7 Investigates: Cigarette lighters spark concerns - KAIT Jonesboro, AR - Region 8 News, weather, sports

7 Investigates: Cigarette lighters spark concerns

(Source: KLTV Staff) (Source: KLTV Staff)
(Source: KLTV Staff) (Source: KLTV Staff)
(Source: KLTV Staff) (Source: KLTV Staff)

It was a sight Lucas Carrington says he's never seen or heard before.

"I just heard a pow and it just shot across the porch," Carrington said.

He's talking about his cigarette lighter. He says Thursday he was sitting on his porch lightly tapping the lighter when...

"I felt something explode in my hand and the lighter just shot across the porch," Carrington said.

His neighbor Kimberly Mason says something similar happened to her husband Thursday afternoon. She says he left his lighter in the car while he was at work.

"He thought somebody had played a joke on him when he opened the door because there was blue glass all over. Whenever the lighter exploded, it cut holes in the headliner in the vehicle itself, if someone would have been in there they could have gotten hurt," Mason said.

These two incidents occurred within hours of each other and lighter explosions are happening across the nation.

"Anything that's built to be thrown away, there is a concern when it holds a combustible liquid," said Johnny Zackary, Fire Marshal with the Longview Fire Department

In 2012 a complaint in Waxahachie read, "I picked up a MK lighter, when I went to light it, it blew up in my face burning my hair, face, neck area and my arm.”

In 2013 in Rochester, New York, someone complained "After lighting the cigarette, I placed the lighter on the picnic bench that I was sitting on. About 3 minutes after I, hear a whoosh sound and see flames next to me.”

According to the Consumer Product Safety Commission, lighter malfunctions cause two deaths and nearly one thousand injuries each year.

Carrington says he typically pays anywhere from 79 cents to a dollar for his lighters.

"They're cheap, readily available and easy to pick up," Carrington said.

But the neighbors tell me they bought their lighters at different stores and they are different brands,

Carrington uses a King lighter and Mason had a MK.

Both lighters are made overseas and according to the CPSC, around 75 percent of lighters in the U.S. are foreign-made.

And like MK lighters, nearly 60 percent of them come from China.

Some lighter explosions may be due to overheating.

"If a lighter becomes too hot, the vapors can expand and those expanding vapors can result in a small explosion," Zackary said.

Others could be due to a malfunction of the valve - when you think it's off, the lighter is still producing a small flame.

The CPSC tested 50 retail models sold in the U.S. and found half of them didn't achieve passing results.

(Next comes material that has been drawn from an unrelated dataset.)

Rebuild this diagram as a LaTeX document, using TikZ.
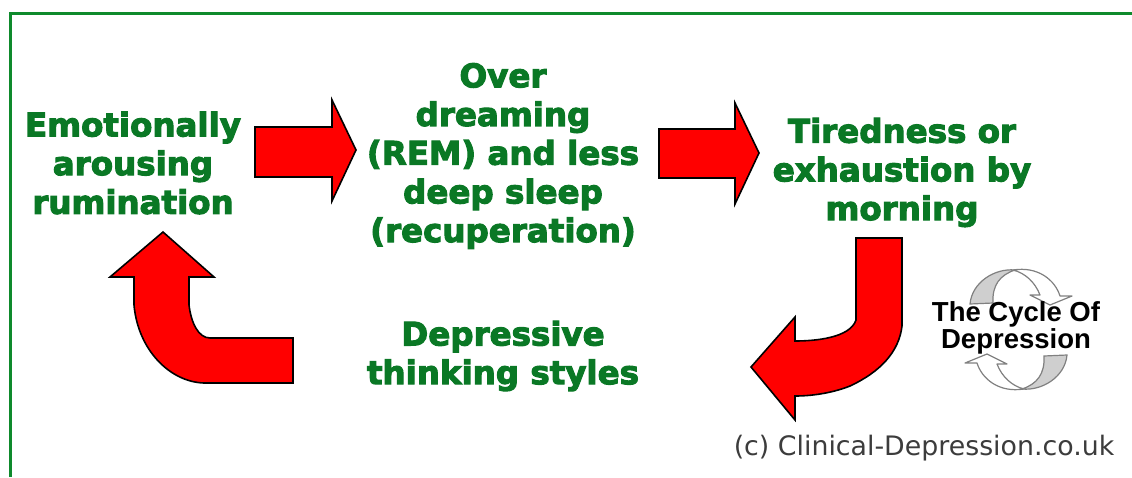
\documentclass[tikz,border=0pt]{standalone}
\usepackage{fontspec}
\setmainfont{DejaVu Sans}
\newfontfamily\heavyfont[FakeBold=3.2]{DejaVu Sans Bold}
\newfontfamily\iconfont{Liberation Sans}
\definecolor{framegreen}{HTML}{0E8A2C}
\definecolor{textgreen}{HTML}{0A7825}
\definecolor{iconfill}{HTML}{CFCFCF}
\definecolor{iconline}{HTML}{808080}
\definecolor{creditgray}{HTML}{3C3C3C}
\tikzset{
  label text/.style={text=textgreen,font=\heavyfont\fontsize{32.5}{38.7}\selectfont,align=center,inner sep=0pt,anchor=center},
  red arrow/.style={fill=red,draw=black,line width=1.6pt,line join=miter},
  cycle crescent/.style={fill=iconfill,draw=iconline,line width=1.2pt},
  cycle arrow/.style={fill=white,draw=iconline,line width=1.2pt,line join=round}
}
\begin{document}
\begin{tikzpicture}[x=1pt,y=-1pt]
\useasboundingbox (0,0) rectangle (1132,477);
% frame
\draw[framegreen,line width=2.6pt] (10.5,477) -- (10.5,13.5) -- (1132,13.5);
% block arrows
\draw[red arrow] (255,127) -- (332,127) -- (332,100) -- (356,150) -- (332,201) -- (332,177) -- (255,177) -- cycle;
\draw[red arrow] (659,129) -- (735,129) -- (735,103) -- (759,153) -- (735,204) -- (735,178) -- (659,178) -- cycle;
\draw[red arrow] (856,238) -- (902,238) -- (902,326) .. controls (899,352) and (880,372) .. (850,386) .. controls (835,392) and (815,396) .. (795,396) -- (795,420) -- (751,367) -- (795,317) -- (795,341) .. controls (815,341) and (850,338) .. (856,320) -- cycle;
\draw[red arrow] (293,338) -- (293,383) -- (204,383) .. controls (170,382) and (138,350) .. (134,305) -- (134,277) -- (110,277) -- (163,232) -- (214,277) -- (189,277) -- (189,305) .. controls (191,322) and (198,338) .. (210,338) -- cycle;
% cycle icon
\foreach \r in {0,180}{
  \begin{scope}[rotate around={\r:(1018.5,329.5)}]
    \draw[cycle crescent] (970,304) .. controls (972,282) and (995,268) .. (1015,270) .. controls (1000,275) and (992,285) .. (993,303) -- cycle;
    \draw[cycle arrow] (1013,270) .. controls (1038,266) and (1055,280) .. (1060,296) -- (1072,296) -- (1050,305) -- (1030,295) -- (1040,295) .. controls (1035,282) and (1025,273) .. (1013,270) -- cycle;
  \end{scope}
}
% labels
\node[label text] (rumination) at (133,163) {Emotionally\\arousing\\rumination};
\node[label text] (dreaming) at (503,156) {Over\\dreaming\\(REM) and less\\deep sleep\\(recuperation)};
\node[label text] (tiredness) at (902,172.5) {Tiredness or\\exhaustion by\\morning};
\node[label text] (thinking) at (503,356) {Depressive\\thinking styles};
\node[text=black,font=\iconfont\fontsize{27.5}{27.5}\selectfont\bfseries,align=center,inner sep=0pt] (cycle) at (1016,328) {The Cycle Of\\Depression};
\node[text=creditgray,font=\fontsize{26.8}{30}\selectfont,inner sep=0pt] (credit) at (924,448) {(c) Clinical-Depression.co.uk};
\end{tikzpicture}
\end{document}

After years of investigating the problem, the CPSC still only has voluntary standards companies are asked to follow, leaving the door open for potentially dangerous products to be in a store near you.

It is important to note most American manufacturers have adopted those standards. Since 1973, there have been 54 recalls involving lighters. MK and King are not included.

Fire officials suggest to keep lighters out your pockets and out of hot cars to avoid any incidents.